| Aim |
Working from the top of the listing below, retype each line through the line containing "lw=1.2, zorder=3, clip_on=False)", both included, with no pictures.

* START Dataset excerpt *

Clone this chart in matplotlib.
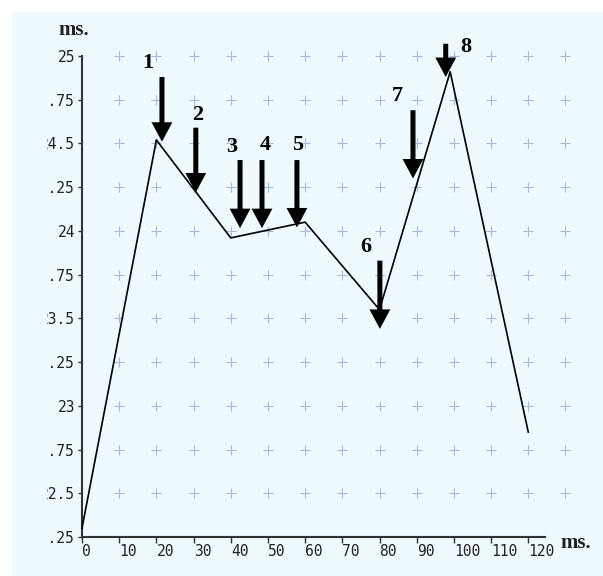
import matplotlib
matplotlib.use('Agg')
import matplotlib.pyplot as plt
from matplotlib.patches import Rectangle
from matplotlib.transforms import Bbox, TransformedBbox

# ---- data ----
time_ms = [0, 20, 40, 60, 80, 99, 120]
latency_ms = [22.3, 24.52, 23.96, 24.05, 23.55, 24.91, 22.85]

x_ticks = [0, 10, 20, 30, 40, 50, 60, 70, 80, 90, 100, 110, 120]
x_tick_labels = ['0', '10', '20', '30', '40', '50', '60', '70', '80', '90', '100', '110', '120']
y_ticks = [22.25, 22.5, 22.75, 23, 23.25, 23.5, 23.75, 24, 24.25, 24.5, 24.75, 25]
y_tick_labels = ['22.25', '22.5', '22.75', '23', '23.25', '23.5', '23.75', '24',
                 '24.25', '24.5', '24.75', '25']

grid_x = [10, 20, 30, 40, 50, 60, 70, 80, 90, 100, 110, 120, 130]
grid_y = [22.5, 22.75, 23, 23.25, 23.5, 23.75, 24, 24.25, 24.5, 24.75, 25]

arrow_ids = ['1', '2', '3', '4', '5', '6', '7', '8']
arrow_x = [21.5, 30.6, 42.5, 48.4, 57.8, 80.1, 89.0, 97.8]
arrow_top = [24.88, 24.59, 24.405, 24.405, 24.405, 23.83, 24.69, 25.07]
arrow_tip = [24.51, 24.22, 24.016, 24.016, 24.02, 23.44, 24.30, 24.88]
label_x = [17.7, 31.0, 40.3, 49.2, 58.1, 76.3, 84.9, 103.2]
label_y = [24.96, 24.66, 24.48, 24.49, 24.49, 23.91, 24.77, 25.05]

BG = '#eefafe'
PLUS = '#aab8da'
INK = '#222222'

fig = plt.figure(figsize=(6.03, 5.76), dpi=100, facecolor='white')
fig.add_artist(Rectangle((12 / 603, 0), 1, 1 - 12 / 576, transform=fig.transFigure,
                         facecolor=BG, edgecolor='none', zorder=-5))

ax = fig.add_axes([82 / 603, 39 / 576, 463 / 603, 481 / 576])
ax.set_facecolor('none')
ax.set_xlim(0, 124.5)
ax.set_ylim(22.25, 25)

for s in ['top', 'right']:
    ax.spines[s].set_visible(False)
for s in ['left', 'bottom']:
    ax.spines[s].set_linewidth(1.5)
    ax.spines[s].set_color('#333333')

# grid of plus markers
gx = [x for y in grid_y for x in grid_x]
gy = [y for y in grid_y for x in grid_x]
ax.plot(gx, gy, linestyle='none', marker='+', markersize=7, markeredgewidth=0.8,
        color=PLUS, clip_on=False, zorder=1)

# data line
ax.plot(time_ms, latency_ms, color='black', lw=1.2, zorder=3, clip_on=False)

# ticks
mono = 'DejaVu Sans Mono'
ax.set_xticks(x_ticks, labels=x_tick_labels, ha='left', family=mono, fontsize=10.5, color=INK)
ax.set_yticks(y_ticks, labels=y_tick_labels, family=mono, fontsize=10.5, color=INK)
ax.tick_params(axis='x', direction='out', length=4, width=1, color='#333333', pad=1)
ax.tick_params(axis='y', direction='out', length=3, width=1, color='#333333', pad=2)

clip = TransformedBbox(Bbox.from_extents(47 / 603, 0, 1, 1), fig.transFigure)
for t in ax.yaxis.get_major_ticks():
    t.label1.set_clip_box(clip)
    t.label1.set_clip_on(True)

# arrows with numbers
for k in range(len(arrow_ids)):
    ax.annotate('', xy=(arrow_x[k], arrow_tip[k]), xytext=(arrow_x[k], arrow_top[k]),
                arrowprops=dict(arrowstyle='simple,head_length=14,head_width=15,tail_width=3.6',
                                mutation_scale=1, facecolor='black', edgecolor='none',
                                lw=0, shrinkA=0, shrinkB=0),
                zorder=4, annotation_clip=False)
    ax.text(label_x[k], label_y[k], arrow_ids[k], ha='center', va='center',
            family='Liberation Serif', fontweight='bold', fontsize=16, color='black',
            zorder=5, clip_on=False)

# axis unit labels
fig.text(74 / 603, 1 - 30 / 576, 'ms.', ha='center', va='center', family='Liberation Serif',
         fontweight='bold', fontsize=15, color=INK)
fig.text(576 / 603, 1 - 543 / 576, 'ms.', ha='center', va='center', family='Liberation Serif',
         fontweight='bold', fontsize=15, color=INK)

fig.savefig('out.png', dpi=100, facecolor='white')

* END Dataset excerpt *

| Finished task |
Clone this chart in matplotlib.
import matplotlib
matplotlib.use('Agg')
import matplotlib.pyplot as plt
from matplotlib.patches import Rectangle
from matplotlib.transforms import Bbox, TransformedBbox

# ---- data ----
time_ms = [0, 20, 40, 60, 80, 99, 120]
latency_ms = [22.3, 24.52, 23.96, 24.05, 23.55, 24.91, 22.85]

x_ticks = [0, 10, 20, 30, 40, 50, 60, 70, 80, 90, 100, 110, 120]
x_tick_labels = ['0', '10', '20', '30', '40', '50', '60', '70', '80', '90', '100', '110', '120']
y_ticks = [22.25, 22.5, 22.75, 23, 23.25, 23.5, 23.75, 24, 24.25, 24.5, 24.75, 25]
y_tick_labels = ['22.25', '22.5', '22.75', '23', '23.25', '23.5', '23.75', '24',
                 '24.25', '24.5', '24.75', '25']

grid_x = [10, 20, 30, 40, 50, 60, 70, 80, 90, 100, 110, 120, 130]
grid_y = [22.5, 22.75, 23, 23.25, 23.5, 23.75, 24, 24.25, 24.5, 24.75, 25]

arrow_ids = ['1', '2', '3', '4', '5', '6', '7', '8']
arrow_x = [21.5, 30.6, 42.5, 48.4, 57.8, 80.1, 89.0, 97.8]
arrow_top = [24.88, 24.59, 24.405, 24.405, 24.405, 23.83, 24.69, 25.07]
arrow_tip = [24.51, 24.22, 24.016, 24.016, 24.02, 23.44, 24.30, 24.88]
label_x = [17.7, 31.0, 40.3, 49.2, 58.1, 76.3, 84.9, 103.2]
label_y = [24.96, 24.66, 24.48, 24.49, 24.49, 23.91, 24.77, 25.05]

BG = '#eefafe'
PLUS = '#aab8da'
INK = '#222222'

fig = plt.figure(figsize=(6.03, 5.76), dpi=100, facecolor='white')
fig.add_artist(Rectangle((12 / 603, 0), 1, 1 - 12 / 576, transform=fig.transFigure,
                         facecolor=BG, edgecolor='none', zorder=-5))

ax = fig.add_axes([82 / 603, 39 / 576, 463 / 603, 481 / 576])
ax.set_facecolor('none')
ax.set_xlim(0, 124.5)
ax.set_ylim(22.25, 25)

for s in ['top', 'right']:
    ax.spines[s].set_visible(False)
for s in ['left', 'bottom']:
    ax.spines[s].set_linewidth(1.5)
    ax.spines[s].set_color('#333333')

# grid of plus markers
gx = [x for y in grid_y for x in grid_x]
gy = [y for y in grid_y for x in grid_x]
ax.plot(gx, gy, linestyle='none', marker='+', markersize=7, markeredgewidth=0.8,
        color=PLUS, clip_on=False, zorder=1)

# data line
ax.plot(time_ms, latency_ms, color='black', lw=1.2, zorder=3, clip_on=False)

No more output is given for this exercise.